Jika benar-benar berniat menghukum pancung, pancung pembunuh yang sebenarnya. Kemana hutan Seulawah menghilang? Kemana hewan-hewan yang berlindung disana? Jika hendak menghukum pancung, pancung mereka yang telah menghancurkan kehidupan ribuan jenis makhluk hidup.
Jika penegakan hukum masih tebang pilih, adalah mimpi bisa menerapkan hukum Islam secara kaffah, jauh panggang dari api. Islam memerintahkan umatnya berlaku adil, bahkan terhadap musuh. Apa yang kita pertontonkan?
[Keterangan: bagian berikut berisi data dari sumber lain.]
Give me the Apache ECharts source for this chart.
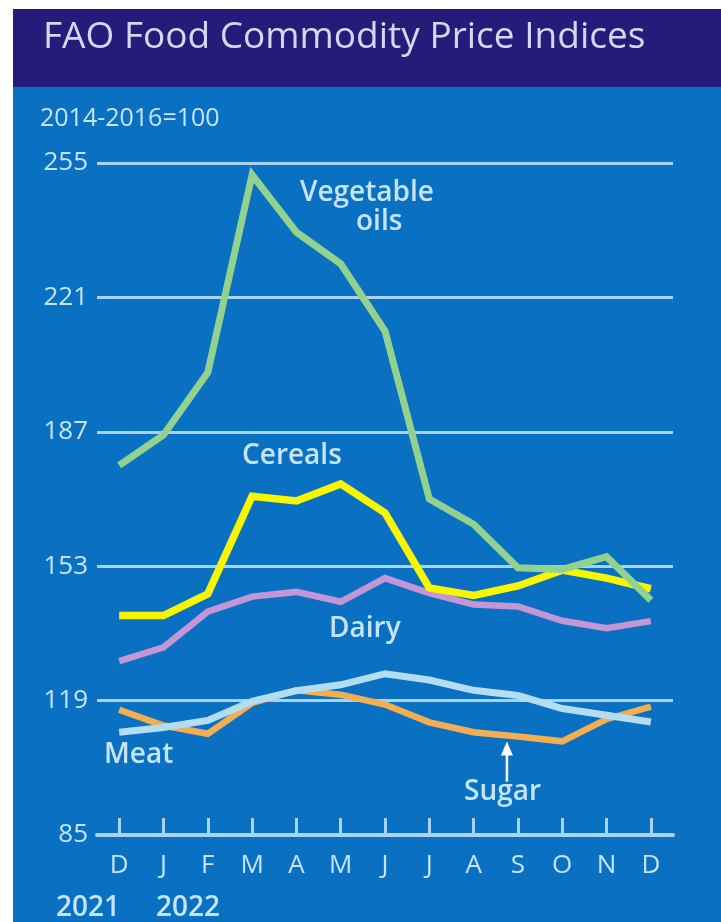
<!DOCTYPE html>
<html>
<head>
<meta charset="utf-8">
<script src="https://cdn.jsdelivr.net/npm/echarts@6/dist/echarts.min.js"></script>
<style>
html,body{margin:0;padding:0;background:#fff;}
#chart{width:721px;height:922px;}
</style>
</head>
<body>
<div id="chart"></div>
<script>
// ---- data ----
const categories = ['Dec 2021','Jan 2022','Feb 2022','Mar 2022','Apr 2022','May 2022','Jun 2022','Jul 2022','Aug 2022','Sep 2022','Oct 2022','Nov 2022','Dec 2022'];
const monthLabels = ['D','J','F','M','A','M','J','J','A','S','O','N','D'];
const yTicks = [85, 119, 153, 187, 221, 255];
const vegOils = [178.5, 186.2, 202.0, 252.0, 237.5, 229.5, 212.5, 170.0, 163.6, 152.6, 152.2, 155.4, 144.4];
const cereals = [140.5, 140.5, 146.0, 170.7, 169.5, 173.8, 166.5, 147.5, 145.6, 148.0, 152.0, 150.0, 147.3];
const dairy   = [129.0, 132.5, 141.5, 145.3, 146.5, 144.0, 150.0, 146.2, 143.3, 142.8, 139.2, 137.3, 139.1];
const meat    = [111.0, 112.2, 114.0, 118.8, 121.5, 123.0, 125.8, 124.2, 121.6, 120.3, 117.0, 115.3, 113.6];
const sugar   = [116.7, 112.7, 110.6, 118.4, 121.6, 120.5, 118.0, 113.5, 111.0, 109.9, 108.7, 114.3, 117.5];

const FONT = '"Open Sans", "Noto Sans", sans-serif';
const LIGHT = '#c6e4fa';
const GRID = '#a9d3f4';

const chart = echarts.init(document.getElementById('chart'), null, {renderer: 'canvas'});

function lineSeries(name, data, color, width, z) {
  return {
    name, type: 'line', data, showSymbol: false, symbol: 'none', z,
    lineStyle: {color, width, join: 'miter', cap: 'butt'},
    emphasis: {disabled: true}, silent: true, animation: false
  };
}

const option = {
  backgroundColor: '#ffffff',
  animation: false,
  grid: {left: 97, right: 48, top: 163, bottom: 87, containLabel: false},
  xAxis: {
    type: 'category', data: categories, boundaryGap: true,
    axisLine: {show: true, lineStyle: {color: GRID, width: 4}},
    axisTick: {show: true, inside: true, alignWithLabel: true, length: 17, lineStyle: {color: GRID, width: 3}},
    axisLabel: {
      color: LIGHT, fontFamily: FONT, fontSize: 26, fontWeight: 500, margin: 18,
      formatter: (v, i) => monthLabels[i]
    },
    splitLine: {show: false}
  },
  yAxis: {
    type: 'value', min: 85, max: 255,
    axisLine: {show: false},
    axisTick: {show: false, customValues: yTicks},
    axisLabel: {color: LIGHT, fontFamily: FONT, fontSize: 26, fontWeight: 500, margin: 9, customValues: yTicks},
    splitLine: {show: true, lineStyle: {color: GRID, width: 3}}
  },
  graphic: [
    {type: 'rect', z: -10, shape: {x: 13, y: 9, width: 708, height: 913}, style: {fill: '#0a70c1'}},
    {type: 'rect', z: -9, shape: {x: 13, y: 9, width: 708, height: 78}, style: {fill: '#241c78'}},
    {type: 'text', left: 43, top: 19, style: {text: 'FAO Food Commodity Price Indices', fill: '#d6d6f2', font: '500 37px ' + FONT}},
    {type: 'text', left: 40, top: 106, style: {text: '2014-2016=100', fill: LIGHT, font: '500 25px ' + FONT}},
    {type: 'text', left: 300, top: 179, style: {text: 'Vegetable', fill: LIGHT, font: '600 28px ' + FONT}},
    {type: 'text', left: 356, top: 208, style: {text: 'oils', fill: LIGHT, font: '600 28px ' + FONT}},
    {type: 'text', left: 242, top: 442, style: {text: 'Cereals', fill: LIGHT, font: '600 28px ' + FONT}},
    {type: 'text', left: 329, top: 615, style: {text: 'Dairy', fill: LIGHT, font: '600 28px ' + FONT}},
    {type: 'text', left: 104, top: 741, style: {text: 'Meat', fill: LIGHT, font: '600 28px ' + FONT}},
    {type: 'text', left: 464, top: 778, style: {text: 'Sugar', fill: LIGHT, font: '600 28px ' + FONT}},
    {type: 'text', left: 56, top: 894, style: {text: '2021', fill: LIGHT, font: '600 28px ' + FONT}},
    {type: 'text', left: 156, top: 894, style: {text: '2022', fill: LIGHT, font: '600 28px ' + FONT}}
  ],
  series: [
    lineSeries('Sugar', sugar, '#f4ae52', 6.5, 2),
    lineSeries('Meat', meat, '#b3ddf2', 7, 3),
    lineSeries('Dairy', dairy, '#c496d6', 6.5, 4),
    lineSeries('Cereals', cereals, '#f7f500', 7.5, 5),
    lineSeries('Vegetable oils', vegOils, '#93d18f', 7, 6)
  ]
};
chart.setOption(option);

// arrow pointing at the sugar line (September)
const p = chart.convertToPixel({xAxisIndex: 0, yAxisIndex: 0}, [categories[9], sugar[9]]);
const tipY = p[1] + 5;
chart.setOption({
  graphic: option.graphic.concat([
    {type: 'line', shape: {x1: p[0] - 11, y1: tipY + 10, x2: p[0] - 11, y2: tipY + 40}, style: {stroke: '#ffffff', lineWidth: 2.5}},
    {type: 'polygon', shape: {points: [[p[0] - 11, tipY], [p[0] - 17, tipY + 14], [p[0] - 5, tipY + 14]]}, style: {fill: '#ffffff'}}
  ])
});
</script>
</body>
</html>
Menonton orang dicambuk, mencaci maki, padahal diantara kita mungkin lebih parah perilakunya dari yang dicambuk.
Anggap saja kita yang sedang di cambuk di mimbar sana. Mungkin, orang yang dicambuk itu telah menjadi korban dari ketidakmampuan kita menunjukkan Islam yang rahmatan lil'alamin. Seolah mencambuk mampu merubah orang menjadi lebih baik. Mempertontonkan caci maki hingga ke  kata yang hampir tidak pernah digunakan.
Bangkitlah, bukan dengan mempertontonkan kekerasan. Pertontonkan kebaikan, ketentraman, keindahan, kebersihan dan kebenaran universal lainnya yang diharapkan semua manusia.
Tugas manusia sebagai Khalifah di muka bumi dalam rangka menjaga dan melestarikan alam. Allah menumbuhkan bumi setelah matinya, sementara manusia rakus menghancurkan bumi untuk kepentingannya sendiri. Tidak cukup bumi dan seisinya bagi manusia rakus walaupun sejatinya bumi diciptakan cukup untuk semua makhluk hidup, Allah menjamin rezeki semua makhluk-Nya.
Pancung dulu ketidakadilan dan ketidak pastian. Kemana perginya muslim seperti Umar bin Khattab, yang disegani kawan dan lawan, memperjuangkan keadilan sekaligus menjadi pembela kamu mustadh'afin.
Jadilah kuat, bukan sebagai pengikut yang diombang-ambing kabar Hoak, tapi jadilah pencipta yang tidak pernah gentar mencari dan menemukan kebenaran.
Pikirkan sesuatu yang penting, abaikan membahas sesuatu yang akan diabaikan nantinya. Jangan buang waktu, tatap masa depan yang lebih baik di depan sana. Malulah pada anak-anak masa kini yang kian menguat pendidikan agamanya, hafidz Qur'an dimana-mana. Sementara kita, masih disibukkan dengan urusan remeh temeh semata.